SCAMPER is an action-packed checklist that helps you to come up with new ideas for a particular product or design challenge. SCAMPER prompts the designer to substitute the topic with an equivalent or similar topic; to combine the original topic with additional information; to adjust the problem by coming up with alternative ways of constructing it; to creatively modify the topic; to put it to other uses by identifying possible scenarios where this topic can be used; to eliminate any ideas or characteristics that are not valuable; and to reverse and rearrange the problem in order to come up with a brand new concept.
Storyboarding is an excellent technique for bringing a design challenge to life and exploring different avenues in a visual way. Start by drawing out your user personas—as defined in the empathise and research stages—using images and quotes to paint a vivid picture.

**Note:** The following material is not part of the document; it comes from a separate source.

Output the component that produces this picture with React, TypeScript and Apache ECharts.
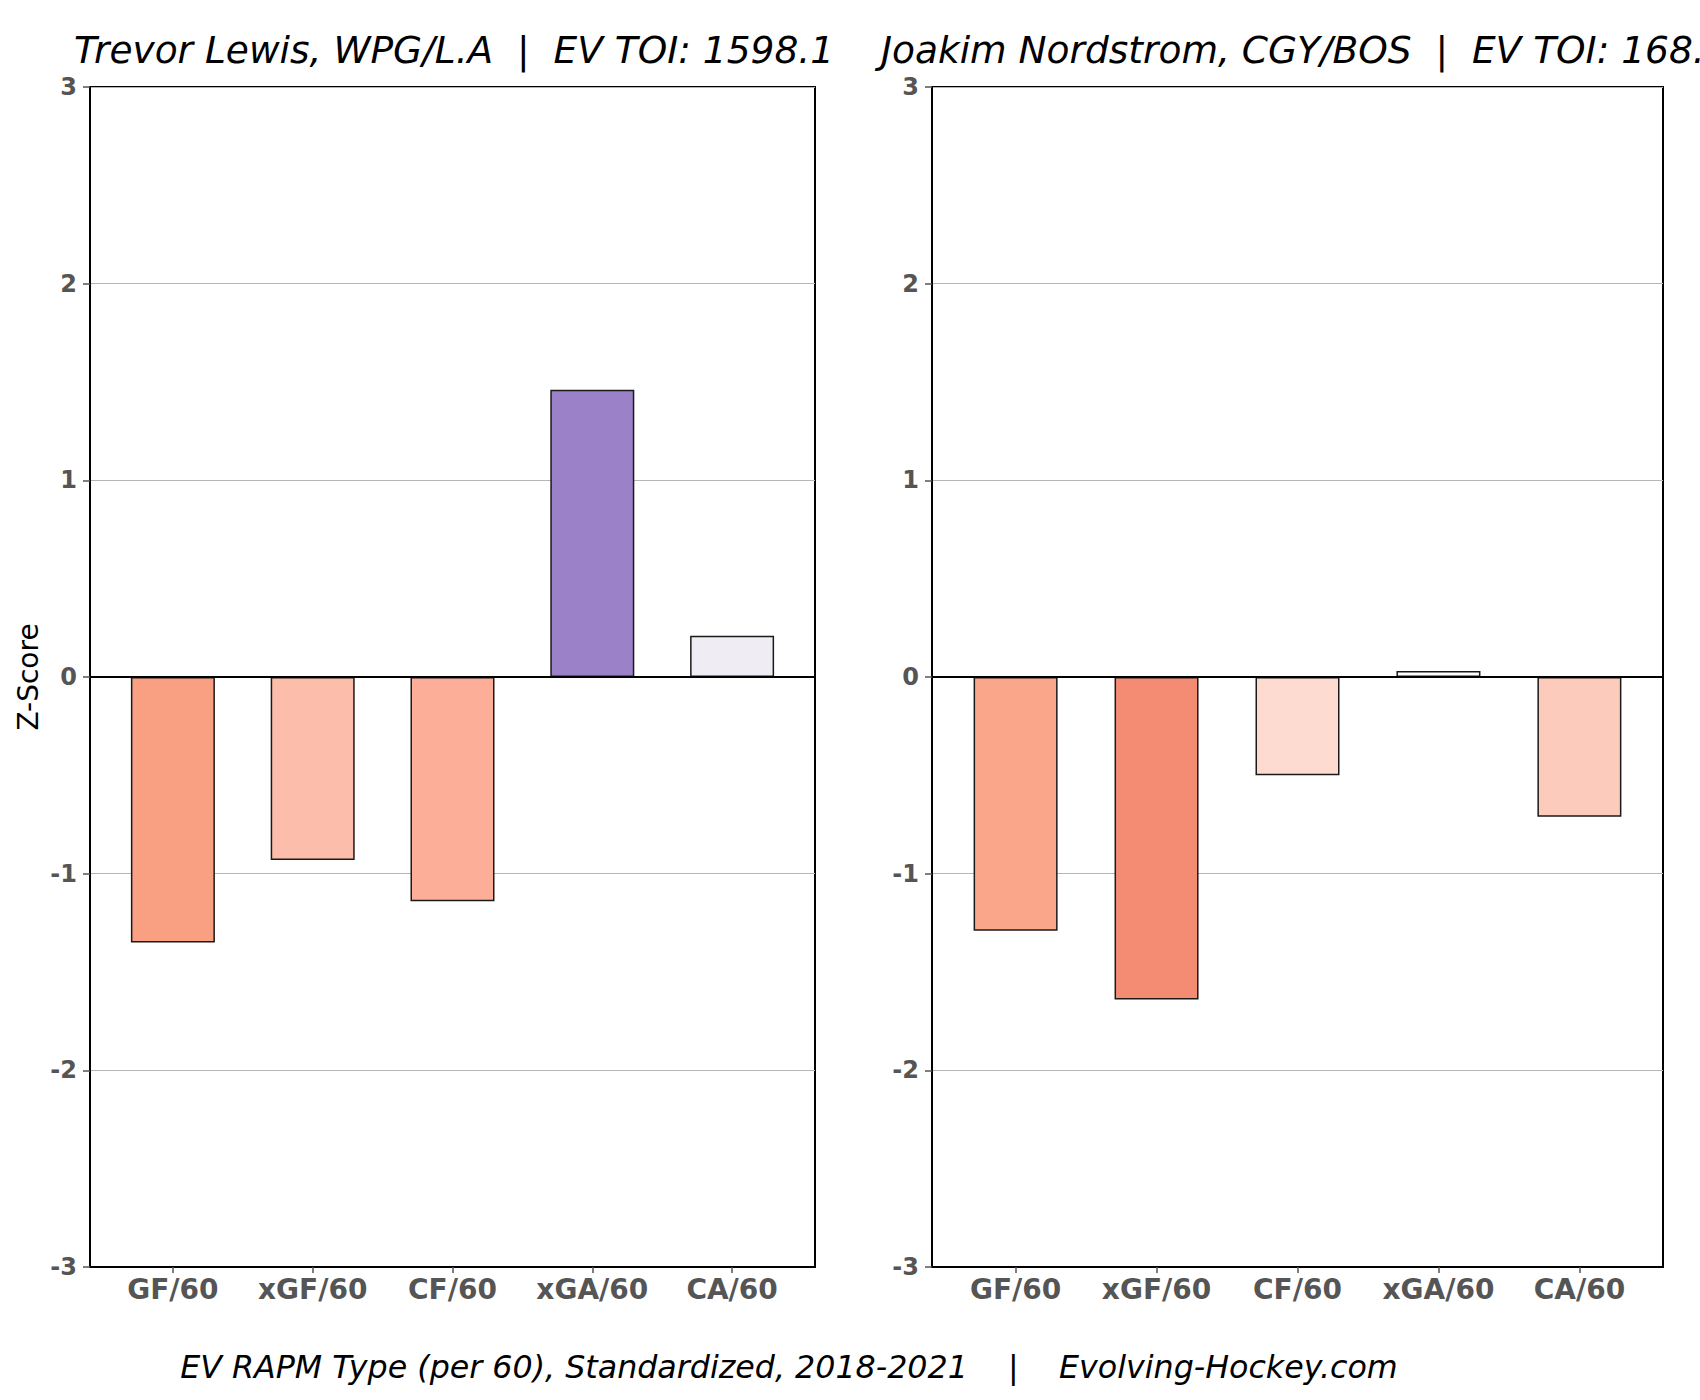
import React, { useEffect, useRef } from "react";
import * as echarts from "echarts";

const categories = ["GF/60", "xGF/60", "CF/60", "xGA/60", "CA/60"];
const leftValues = [-1.35, -0.93, -1.14, 1.46, 0.21];
const rightValues = [-1.29, -1.64, -0.5, 0.03, -0.71];
const leftColors = ["#F9A083", "#FCBDAB", "#FCAE98", "#9B82C8", "#EFECF4"];
const rightColors = ["#F9A68B", "#F48C73", "#FEDBD1", "#FDFDFD", "#FDCBBC"];
const leftTitle = "Trevor Lewis, WPG/L.A  |  EV TOI: 1598.1";
const rightTitle = "Joakim Nordstrom, CGY/BOS  |  EV TOI: 168.4";
const footer = "EV RAPM Type (per 60), Standardized, 2018-2021    |    Evolving-Hockey.com";
const yTicks = [-3, -2, -1, 0, 1, 2, 3];

const FONT = "'DejaVu Sans', 'Noto Sans', sans-serif";

export default function App() {
  const ref = useRef<HTMLDivElement>(null);
  useEffect(() => {
    if (!ref.current) return;
    const chart = echarts.init(ref.current, undefined, { renderer: "svg" });
    const idx = categories.map((_, i) => i);
    const mkX = (gi: number) => ({
      type: "value",
      gridIndex: gi,
      min: -0.593,
      max: 4.593,
      splitLine: { show: false },
      axisLine: { show: true, onZero: false, lineStyle: { color: "#000", width: 2 } },
      axisTick: {
        show: true,
        customValues: idx,
        length: 6,
        lineStyle: { color: "#555", width: 1.5 },
      },
      axisLabel: {
        show: true,
        customValues: idx,
        formatter: (v: number) => categories[Math.round(v)] ?? "",
        fontFamily: FONT,
        fontWeight: "bold",
        fontSize: 28,
        color: "#555",
        margin: 8,
      },
    });
    const mkY = (gi: number) => ({
      type: "value",
      gridIndex: gi,
      min: -3,
      max: 3,
      interval: 1,
      splitLine: { show: true, lineStyle: { color: "#b5b5b5", width: 1 } },
      axisLine: { show: true, onZero: false, lineStyle: { color: "#000", width: 2 } },
      axisTick: { show: true, length: 7, lineStyle: { color: "#555", width: 1.5 } },
      axisLabel: {
        fontFamily: FONT,
        fontWeight: "bold",
        fontSize: 24,
        color: "#555",
        margin: 13,
        formatter: (v: number) => (yTicks.includes(v) ? String(v) : ""),
      },
    });
    const mkSeries = (gi: number, vals: number[], cols: string[]) => ({
      type: "bar",
      xAxisIndex: gi,
      yAxisIndex: gi,
      barWidth: 84,
      data: vals.map((v, i) => ({
        value: [i, v],
        itemStyle: { color: cols[i], borderColor: "#1a1a1a", borderWidth: 1.5 },
      })),
      markLine: {
        silent: true,
        symbol: ["none", "none"],
        label: { show: false },
        lineStyle: { color: "#000", width: 2, type: "solid" },
        data: [{ yAxis: 0 }],
      },
    });
    chart.setOption({
      animation: false,
      backgroundColor: "#fff",
      grid: [
        { left: 90, top: 87, width: 725, height: 1180, show: true, borderColor: "#000", borderWidth: 2, backgroundColor: "transparent" },
        { left: 932, top: 87, width: 731, height: 1180, show: true, borderColor: "#000", borderWidth: 2, backgroundColor: "transparent" },
      ],
      xAxis: [mkX(0), mkX(1)],
      yAxis: [mkY(0), mkY(1)],
      series: [mkSeries(0, leftValues, leftColors), mkSeries(1, rightValues, rightColors)],
      graphic: [
        {
          type: "text",
          x: 74,
          y: 50,
          style: { text: leftTitle, font: `italic 37.5px ${FONT}`, fill: "#000", textAlign: "left", textVerticalAlign: "middle" },
        },
        {
          type: "text",
          x: 881,
          y: 50,
          style: { text: rightTitle, font: `italic 37.5px ${FONT}`, fill: "#000", textAlign: "left", textVerticalAlign: "middle" },
        },
        {
          type: "text",
          x: 28,
          y: 677,
          rotation: Math.PI / 2,
          style: { text: "Z-Score", font: `28px ${FONT}`, fill: "#000", textAlign: "center", textVerticalAlign: "middle" },
        },
        {
          type: "text",
          x: 789,
          y: 1367,
          style: { text: footer, font: `italic 31.7px ${FONT}`, fill: "#000", textAlign: "center", textVerticalAlign: "middle" },
        },
      ],
    });
    return () => chart.dispose();
  }, []);
  return (
    <div
      ref={ref}
      style={{ position: "absolute", left: 0, top: 0, width: 1700, height: 1400, background: "#fff" }}
    />
  );
}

From there, you can draw out various storylines and outcomes, visualizing how the user feels throughout. You can learn about storyboarding in more detail here.
Worst Possible Idea
Similar to reverse thinking, the worst possible idea technique is great for putting the group at ease and removing creative blocks. Even if the ideation session has been declared a judgement-free zone, there is inevitably a certain amount of pressure to find a viable solution that your peers will like. Going in search of the worst possible idea takes away this pressure. Not only that: Reflecting on what’s so terrible about these ideas can reveal valuable insights into what a good idea might look like.
These techniques are just the tip of the ideation iceberg. Here are some further ideation methods you might like to explore:
- Creative pause
- Forced relationships
- Sketching and sketchstorming
When deciding which ideation techniques to use, think about the nature of your design problem, as well as the people taking part in the ideation session. It’s important to choose techniques which are suitable for the group size. At the same time, consider which methods are most likely to put your participants at ease and elicit the best response among this particular group of people.
5. Ideation in Design Thinking: What next?
It may take several ideation sessions to pinpoint and refine the idea (or ideas) with which you want to move forward. Once you’ve completed the ideation phase, you will move on to prototyping and usability testing. This is where you’ll put your ideas to the test and highlight any kinks that need to be ironed out.
As already mentioned, the Design Thinking process is not linear; the prototyping and testing stages may prove your ideas to be implausible after all, taking you back to the ideation phase—or possibly right back to defining the problem. When it comes to the ideation phase, just remember: Have fun, experiment with different techniques, and don’t be afraid to think outside the box!